In a typically panicked response, David Cameron rushed to publish an article on Europe, that over-claimed, and woefully under delivered.
It left the British public none the wiser about what reforms he actually wants in Europe, instead offering only vague assertions and empty promises.
Because in truth, David Cameron's article was written for rebellious Tory backbenchers, not sceptical British voters, and exposed that he is still trying to achieve party unity through the device of policy obscurity.
Even after his latest article, when it comes to his approach on Europe, it is clear that David Cameron's backbenchers have lost faith and the public have lost trust.

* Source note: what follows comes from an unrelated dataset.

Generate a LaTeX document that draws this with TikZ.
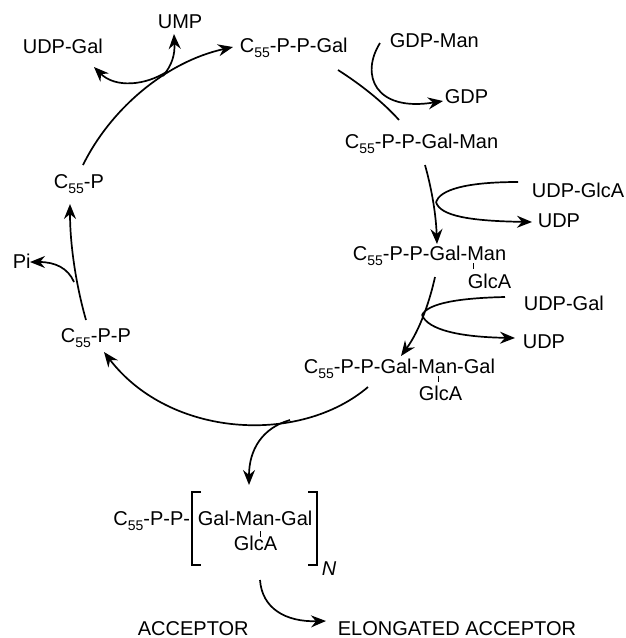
\documentclass[tikz,border=0pt]{standalone}
\usepackage{fontspec}
\setmainfont{Liberation Sans}
\usetikzlibrary{arrows.meta}
\newcommand\Cff{C\raisebox{-5pt}{\fontsize{14}{14}\selectfont 55}}
\begin{document}
\begin{tikzpicture}[x=1pt,y=-1pt,
  font=\fontsize{20}{24}\selectfont,
  line width=1.7pt,
  lbl/.style={inner sep=0pt,anchor=base west},
  lble/.style={inner sep=0pt,anchor=base east},
  arr/.style={-{Stealth[length=15pt,width=12pt,inset=5pt]}},
  tick/.style={line width=1pt},
  brk/.style={line width=1.6pt}]
\useasboundingbox (0,0) rectangle (626,638);
% labels
\node[lbl] (ump) at (157,28) {UMP};
\node[lbl] (udpgalA) at (22,53) {UDP-Gal};
\node[lbl] (s1) at (239,52) {\Cff-P-P-Gal};
\node[lbl] (gdpman) at (389,47) {GDP-Man};
\node[lbl] (gdp) at (444,103) {GDP};
\node[lbl] (s2) at (344,148) {\Cff-P-P-Gal-Man};
\node[lble] (udpglca) at (625,197) {UDP-GlcA};
\node[lbl] (udpA) at (537,227) {UDP};
\node[lbl] (s3) at (352,260) {\Cff-P-P-Gal-Man};
\node[lbl] (glcaA) at (467,288) {GlcA};
\node[lbl] (udpgalB) at (523,310) {UDP-Gal};
\node[lbl] (udpB) at (522,348) {UDP};
\node[lbl] (s4) at (303,373) {\Cff-P-P-Gal-Man-Gal};
\node[lbl] (glcaB) at (418,400) {GlcA};
\node[lbl] (s5) at (60,342) {\Cff-P-P};
\node[lbl] (pi) at (12,268) {Pi};
\node[lbl] (s0) at (53,188) {\Cff-P};
\node[lble] (poly) at (191,525) {\Cff-P-P-};
\node[lbl] (gmg) at (197,525) {Gal-Man-Gal};
\node[lbl] (glcaC) at (233,550) {GlcA};
\node[lbl] (nn) at (321,575) {\itshape N};
\node[lbl] (acc) at (137,635) {ACCEPTOR};
\node[lbl] (elong) at (337,635) {ELONGATED ACCEPTOR};
% coordinates
\coordinate (a1s) at (83,165);
\coordinate (a1e) at (233,47);
\coordinate (bUg) at (168,71);
\coordinate (tUg) at (94,67);
\coordinate (bUmp) at (163,76);
\coordinate (tUmp) at (174,34);
\coordinate (a2s) at (338,70);
\coordinate (a2e) at (399,120);
\coordinate (gms) at (380,43);
\coordinate (gmt) at (443,101);
\coordinate (a3s) at (425,165);
\coordinate (a3e) at (437,244);
\coordinate (glcs) at (518,182);
\coordinate (j3) at (436,202);
\coordinate (udpAt) at (532,222);
\coordinate (a4s) at (435,277);
\coordinate (a4e) at (401,356);
\coordinate (ugs) at (505,297);
\coordinate (j4) at (422,315);
\coordinate (udpBt) at (515,338);
\coordinate (a5s) at (368,387);
\coordinate (a5e) at (104,352);
\coordinate (bdown) at (290,420);
\coordinate (tdown) at (249,485);
\coordinate (a6s) at (86,320);
\coordinate (a6e) at (70,204);
\coordinate (bpi) at (74,282);
\coordinate (tpi) at (30,262);
\coordinate (a7s) at (260,580);
\coordinate (a7e) at (326,621);
% cycle arcs
\draw[arr] (a1s) .. controls (110,110) and (165,62) .. (a1e);
\draw[arr] (bUg) .. controls (145,86) and (115,88) .. (tUg);
\draw[arr] (bUmp) .. controls (172,65) and (175,55) .. (tUmp);
\draw (a2s) .. controls (360,84) and (383,102) .. (a2e);
\draw[arr] (gms) .. controls (360,75) and (375,112) .. (gmt);
\draw[arr] (a3s) .. controls (432,190) and (436,215) .. (a3e);
\draw (glcs) .. controls (465,182) and (440,190) .. (j3);
\draw[arr] (j3) .. controls (440,216) and (470,221) .. (udpAt);
\draw[arr] (a4s) .. controls (430,300) and (420,330) .. (a4e);
\draw (ugs) .. controls (460,298) and (428,303) .. (j4);
\draw[arr] (j4) .. controls (428,330) and (460,337) .. (udpBt);
\draw[arr] (a5s) .. controls (300,445) and (170,438) .. (a5e);
\draw[arr] (bdown) .. controls (262,428) and (249,450) .. (tdown);
\draw[arr] (a6s) .. controls (76,285) and (70,245) .. (a6e);
\draw[arr] (bpi) .. controls (68,268) and (55,262) .. (tpi);
\draw[arr] (a7s) .. controls (262,608) and (285,622) .. (a7e);
% ticks
\draw[tick] (473,263) -- (473,269);
\draw[tick] (438,376) -- (438,382);
\draw[tick] (260,531) -- (260,537);
% brackets
\draw[brk] (201,492) -- (192,492) -- (192,565) -- (201,565);
\draw[brk] (308,492) -- (317,492) -- (317,565) -- (308,565);
\end{tikzpicture}
\end{document}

We all know that the EU needs to change, and we must not be complacent about the challenges that Europe faces today.
That is why Ed Miliband set out last week a set of sensible and serious reforms that would work to make the EU work better for Britain.
Labour's agenda for Europe will prioritise economic growth, including proposals for an EU Commissioner for Growth and an independent audit of the impact of any new piece of legislation on growth.
We have also now begun detailed work with Confederation of British Industry to ensure that British business benefit from the completion of the Single Market in areas such as digital and services.
On immigration Ed Miliband set out reforms to help do more to ensure that people coming to the UK from other EU countries will contribute to our economy, and to our society.
We believe the period of time that people have to wait before being able to come to the UK to look for work should be extended.
But migration within the EU is not just about who should be able to come to the UK, it is also about what those already here should be entitled to.
That is why Ed Miliband announced that Labour will address the payment of benefits to those not resident in this country, and will double the time that people coming to the UK from other EU countries seeking work have to wait before being able to claim Jobseeker's Allowance.
So Labour are clear that the priority is reform in Europe, not exit from Europe.
In contrast, David Cameron can't even explain what kind of Europe he wants to see, let alone how he would vote in an in/out referendum.
Today you have the odd reality of Labour in opposition offering more detail on a real reform agenda than the party actually in government.
Indeed, the Prime Minister is playing catch-up with Labour when it comes to reform.
So when David Cameron suggested this week that there should be "a new power for groups of national parliaments to work together to block unwanted European legislation", he should remember that such proposals were set out by Labour over a year ago.
After Ed Miliband's speech, the public are ever more alert to the fact that David Cameron's approach depends on him getting unanimous EU support from 27 member states in just 24 months - the truth is that today he has none.
The real tragedy for Britain today is that the serious groundwork required to deliver change is simply not being done by David Cameron.
Sadly, the Prime Minister has wasted the fourteen months since his Bloomberg speech spending more time negotiating with his backbenchers on Europe, instead of actually setting out his vision for reform of the EU.
And by having to fire-fight rebellions within his own party, he is running out of steam in negotiating for Britain in Europe.
We have been here before - under John Major Britain suffered from a weak Tory leader with a rebellious eurosceptic party that we know can cause real damage to Britain's national interest.
In contrast, the Labour Party has been clear that we will be as bold in defending membership of the EU as we are in pushing for real change in Europe.
With a clear set of proposals, Labour in government will work for a reformed the EU that works better for Britain.